■ SUPPLIED DATA ■

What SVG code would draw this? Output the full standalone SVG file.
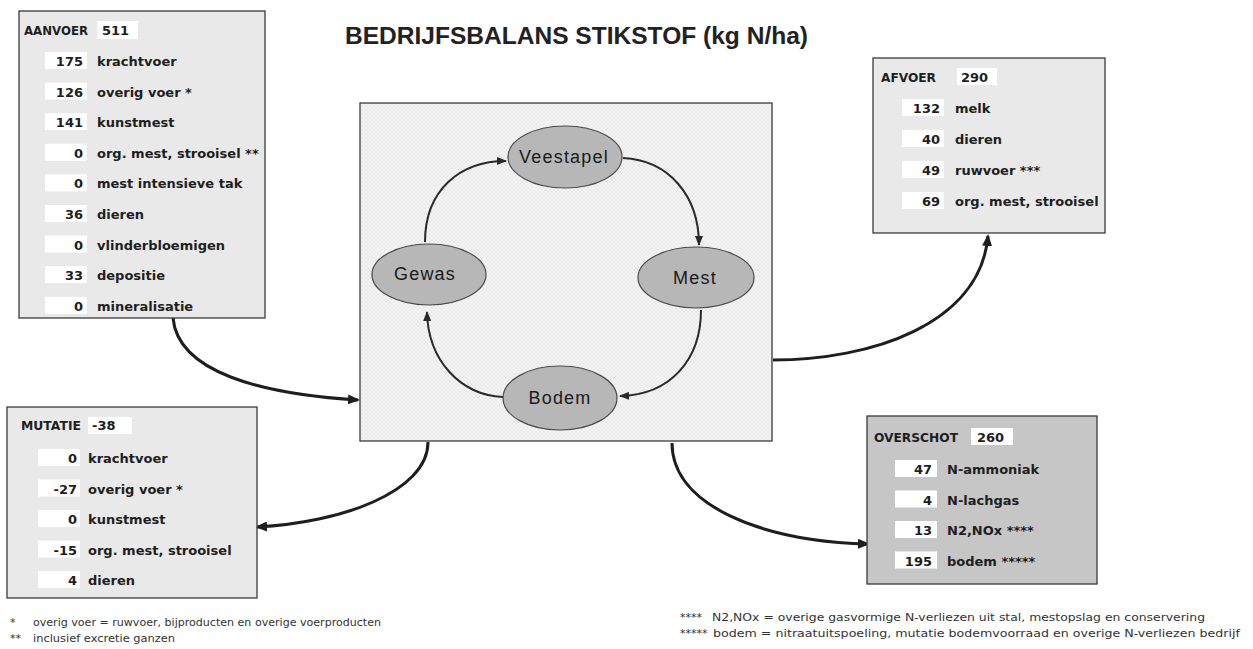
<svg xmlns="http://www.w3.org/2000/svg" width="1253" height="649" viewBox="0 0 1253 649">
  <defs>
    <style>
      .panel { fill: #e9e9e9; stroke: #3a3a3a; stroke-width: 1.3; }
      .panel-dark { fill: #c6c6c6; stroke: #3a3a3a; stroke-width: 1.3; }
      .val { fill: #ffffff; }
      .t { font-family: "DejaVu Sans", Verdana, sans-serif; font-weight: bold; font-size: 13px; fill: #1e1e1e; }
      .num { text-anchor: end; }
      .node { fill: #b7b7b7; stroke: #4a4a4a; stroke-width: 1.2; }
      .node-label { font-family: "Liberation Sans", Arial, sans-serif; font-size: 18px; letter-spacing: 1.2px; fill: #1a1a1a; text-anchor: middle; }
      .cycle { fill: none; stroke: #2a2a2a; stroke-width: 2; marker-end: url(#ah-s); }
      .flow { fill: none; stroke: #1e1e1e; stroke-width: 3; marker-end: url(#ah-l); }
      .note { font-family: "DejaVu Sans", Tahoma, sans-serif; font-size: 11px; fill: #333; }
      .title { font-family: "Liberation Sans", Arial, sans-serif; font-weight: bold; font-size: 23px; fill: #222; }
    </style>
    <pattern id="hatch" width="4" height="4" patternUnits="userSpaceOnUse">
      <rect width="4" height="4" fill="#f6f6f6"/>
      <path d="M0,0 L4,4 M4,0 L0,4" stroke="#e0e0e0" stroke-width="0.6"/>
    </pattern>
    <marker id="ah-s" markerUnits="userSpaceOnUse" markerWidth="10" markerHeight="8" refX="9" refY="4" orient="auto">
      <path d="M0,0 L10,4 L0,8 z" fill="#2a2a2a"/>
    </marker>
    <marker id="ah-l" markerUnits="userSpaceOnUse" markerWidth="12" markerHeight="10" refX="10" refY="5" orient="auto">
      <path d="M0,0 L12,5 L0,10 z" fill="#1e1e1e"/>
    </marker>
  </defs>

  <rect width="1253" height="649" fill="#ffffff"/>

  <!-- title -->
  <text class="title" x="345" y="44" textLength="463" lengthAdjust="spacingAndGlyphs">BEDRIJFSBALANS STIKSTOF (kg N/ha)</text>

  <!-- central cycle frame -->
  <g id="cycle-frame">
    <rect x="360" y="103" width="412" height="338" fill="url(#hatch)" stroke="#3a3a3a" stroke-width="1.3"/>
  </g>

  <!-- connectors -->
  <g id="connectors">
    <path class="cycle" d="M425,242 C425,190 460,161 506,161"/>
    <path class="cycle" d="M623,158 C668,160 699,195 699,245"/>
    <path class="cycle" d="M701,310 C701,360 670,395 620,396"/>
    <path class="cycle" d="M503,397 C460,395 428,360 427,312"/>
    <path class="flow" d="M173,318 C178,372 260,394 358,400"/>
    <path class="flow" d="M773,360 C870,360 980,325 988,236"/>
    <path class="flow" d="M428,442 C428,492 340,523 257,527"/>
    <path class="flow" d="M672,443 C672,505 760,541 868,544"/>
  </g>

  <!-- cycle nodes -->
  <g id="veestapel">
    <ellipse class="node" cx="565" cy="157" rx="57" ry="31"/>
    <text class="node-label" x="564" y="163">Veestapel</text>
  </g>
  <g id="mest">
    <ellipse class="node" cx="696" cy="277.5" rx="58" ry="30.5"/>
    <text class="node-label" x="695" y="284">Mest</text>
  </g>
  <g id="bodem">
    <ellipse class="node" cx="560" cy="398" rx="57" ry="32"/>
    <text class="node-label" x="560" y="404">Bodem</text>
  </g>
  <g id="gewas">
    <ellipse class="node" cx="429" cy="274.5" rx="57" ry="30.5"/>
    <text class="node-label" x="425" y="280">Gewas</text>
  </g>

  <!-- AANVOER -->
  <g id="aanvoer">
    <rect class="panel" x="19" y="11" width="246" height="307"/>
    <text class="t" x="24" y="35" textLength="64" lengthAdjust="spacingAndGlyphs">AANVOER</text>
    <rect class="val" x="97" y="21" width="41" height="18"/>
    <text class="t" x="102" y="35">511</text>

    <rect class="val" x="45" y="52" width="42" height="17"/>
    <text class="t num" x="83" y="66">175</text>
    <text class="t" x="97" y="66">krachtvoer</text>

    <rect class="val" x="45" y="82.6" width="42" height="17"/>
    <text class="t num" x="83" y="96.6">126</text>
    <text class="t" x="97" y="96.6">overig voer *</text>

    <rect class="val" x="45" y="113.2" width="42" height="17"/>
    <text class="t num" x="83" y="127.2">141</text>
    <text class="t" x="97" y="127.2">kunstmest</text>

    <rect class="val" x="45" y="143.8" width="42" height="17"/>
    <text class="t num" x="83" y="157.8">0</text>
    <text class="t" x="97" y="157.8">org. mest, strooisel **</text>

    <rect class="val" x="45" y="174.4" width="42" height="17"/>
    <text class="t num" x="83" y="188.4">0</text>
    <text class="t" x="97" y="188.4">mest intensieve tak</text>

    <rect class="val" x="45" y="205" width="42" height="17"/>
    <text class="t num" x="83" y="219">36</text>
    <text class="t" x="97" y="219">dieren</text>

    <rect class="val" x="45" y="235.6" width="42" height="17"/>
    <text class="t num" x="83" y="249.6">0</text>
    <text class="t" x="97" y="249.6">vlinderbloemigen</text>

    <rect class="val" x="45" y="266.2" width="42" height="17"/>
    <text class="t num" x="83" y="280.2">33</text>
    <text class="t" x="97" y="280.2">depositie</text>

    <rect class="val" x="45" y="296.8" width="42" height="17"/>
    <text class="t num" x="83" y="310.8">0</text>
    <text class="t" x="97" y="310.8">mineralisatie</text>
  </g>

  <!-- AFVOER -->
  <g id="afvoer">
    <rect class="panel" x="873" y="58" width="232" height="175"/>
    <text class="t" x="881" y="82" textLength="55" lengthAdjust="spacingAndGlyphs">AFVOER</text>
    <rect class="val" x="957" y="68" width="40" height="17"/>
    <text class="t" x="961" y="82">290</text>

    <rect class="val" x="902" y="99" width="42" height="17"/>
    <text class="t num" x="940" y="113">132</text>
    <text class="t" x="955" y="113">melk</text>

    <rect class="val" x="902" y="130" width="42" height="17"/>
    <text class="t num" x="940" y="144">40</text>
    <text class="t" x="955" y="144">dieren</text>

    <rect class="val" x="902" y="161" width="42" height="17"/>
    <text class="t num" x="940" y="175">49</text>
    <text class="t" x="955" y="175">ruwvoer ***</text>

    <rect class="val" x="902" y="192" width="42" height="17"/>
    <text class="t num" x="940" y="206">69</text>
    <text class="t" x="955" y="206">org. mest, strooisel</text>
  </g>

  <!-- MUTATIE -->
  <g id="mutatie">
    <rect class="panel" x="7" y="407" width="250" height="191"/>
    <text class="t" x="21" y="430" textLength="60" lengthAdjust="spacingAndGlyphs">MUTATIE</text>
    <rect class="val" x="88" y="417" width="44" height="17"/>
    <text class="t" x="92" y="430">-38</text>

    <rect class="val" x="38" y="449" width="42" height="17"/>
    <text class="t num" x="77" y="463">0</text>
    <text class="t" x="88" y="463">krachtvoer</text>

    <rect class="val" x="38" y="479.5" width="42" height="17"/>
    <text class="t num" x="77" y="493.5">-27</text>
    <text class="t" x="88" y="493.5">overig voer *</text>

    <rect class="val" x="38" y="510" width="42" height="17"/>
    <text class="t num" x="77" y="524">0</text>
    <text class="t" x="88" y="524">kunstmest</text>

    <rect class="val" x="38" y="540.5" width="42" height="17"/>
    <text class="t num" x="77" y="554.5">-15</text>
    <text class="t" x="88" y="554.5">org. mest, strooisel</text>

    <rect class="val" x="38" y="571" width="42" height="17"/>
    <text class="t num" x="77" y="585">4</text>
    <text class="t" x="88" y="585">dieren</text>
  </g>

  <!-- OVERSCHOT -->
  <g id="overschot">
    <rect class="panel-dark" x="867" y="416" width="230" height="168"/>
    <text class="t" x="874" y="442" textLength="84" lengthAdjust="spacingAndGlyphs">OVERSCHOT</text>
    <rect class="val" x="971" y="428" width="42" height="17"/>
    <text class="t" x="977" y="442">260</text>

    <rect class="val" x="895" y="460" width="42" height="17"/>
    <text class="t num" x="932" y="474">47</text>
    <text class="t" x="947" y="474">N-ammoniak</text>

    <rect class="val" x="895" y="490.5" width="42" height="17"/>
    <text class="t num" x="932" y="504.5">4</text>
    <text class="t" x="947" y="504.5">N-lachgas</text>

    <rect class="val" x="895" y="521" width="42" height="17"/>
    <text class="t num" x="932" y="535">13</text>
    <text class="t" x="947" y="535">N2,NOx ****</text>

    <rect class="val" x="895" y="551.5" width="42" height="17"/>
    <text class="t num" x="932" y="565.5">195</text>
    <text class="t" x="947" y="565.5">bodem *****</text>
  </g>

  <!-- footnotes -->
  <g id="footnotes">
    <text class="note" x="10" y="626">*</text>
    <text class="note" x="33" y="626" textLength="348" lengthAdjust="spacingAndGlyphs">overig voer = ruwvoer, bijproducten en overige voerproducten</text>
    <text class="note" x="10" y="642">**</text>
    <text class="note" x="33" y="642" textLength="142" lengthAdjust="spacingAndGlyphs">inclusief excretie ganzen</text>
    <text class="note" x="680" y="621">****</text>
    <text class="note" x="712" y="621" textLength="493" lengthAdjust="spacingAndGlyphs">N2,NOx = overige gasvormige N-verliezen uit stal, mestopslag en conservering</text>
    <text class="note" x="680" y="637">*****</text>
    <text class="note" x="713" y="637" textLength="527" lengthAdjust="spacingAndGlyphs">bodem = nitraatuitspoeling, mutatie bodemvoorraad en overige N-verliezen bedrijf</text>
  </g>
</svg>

■ STATED GOAL ■
Only lines belong in the copy: transcribe those from the start of the data through the line that contains "STIKSTOF (kg N/ha)</text>", and skip the pictures.

■ RESULT OF THIS EXERCISE ■
What SVG code would draw this? Output the full standalone SVG file.
<svg xmlns="http://www.w3.org/2000/svg" width="1253" height="649" viewBox="0 0 1253 649">
  <defs>
    <style>
      .panel { fill: #e9e9e9; stroke: #3a3a3a; stroke-width: 1.3; }
      .panel-dark { fill: #c6c6c6; stroke: #3a3a3a; stroke-width: 1.3; }
      .val { fill: #ffffff; }
      .t { font-family: "DejaVu Sans", Verdana, sans-serif; font-weight: bold; font-size: 13px; fill: #1e1e1e; }
      .num { text-anchor: end; }
      .node { fill: #b7b7b7; stroke: #4a4a4a; stroke-width: 1.2; }
      .node-label { font-family: "Liberation Sans", Arial, sans-serif; font-size: 18px; letter-spacing: 1.2px; fill: #1a1a1a; text-anchor: middle; }
      .cycle { fill: none; stroke: #2a2a2a; stroke-width: 2; marker-end: url(#ah-s); }
      .flow { fill: none; stroke: #1e1e1e; stroke-width: 3; marker-end: url(#ah-l); }
      .note { font-family: "DejaVu Sans", Tahoma, sans-serif; font-size: 11px; fill: #333; }
      .title { font-family: "Liberation Sans", Arial, sans-serif; font-weight: bold; font-size: 23px; fill: #222; }
    </style>
    <pattern id="hatch" width="4" height="4" patternUnits="userSpaceOnUse">
      <rect width="4" height="4" fill="#f6f6f6"/>
      <path d="M0,0 L4,4 M4,0 L0,4" stroke="#e0e0e0" stroke-width="0.6"/>
    </pattern>
    <marker id="ah-s" markerUnits="userSpaceOnUse" markerWidth="10" markerHeight="8" refX="9" refY="4" orient="auto">
      <path d="M0,0 L10,4 L0,8 z" fill="#2a2a2a"/>
    </marker>
    <marker id="ah-l" markerUnits="userSpaceOnUse" markerWidth="12" markerHeight="10" refX="10" refY="5" orient="auto">
      <path d="M0,0 L12,5 L0,10 z" fill="#1e1e1e"/>
    </marker>
  </defs>

  <rect width="1253" height="649" fill="#ffffff"/>

  <!-- title -->
  <text class="title" x="345" y="44" textLength="463" lengthAdjust="spacingAndGlyphs">BEDRIJFSBALANS STIKSTOF (kg N/ha)</text>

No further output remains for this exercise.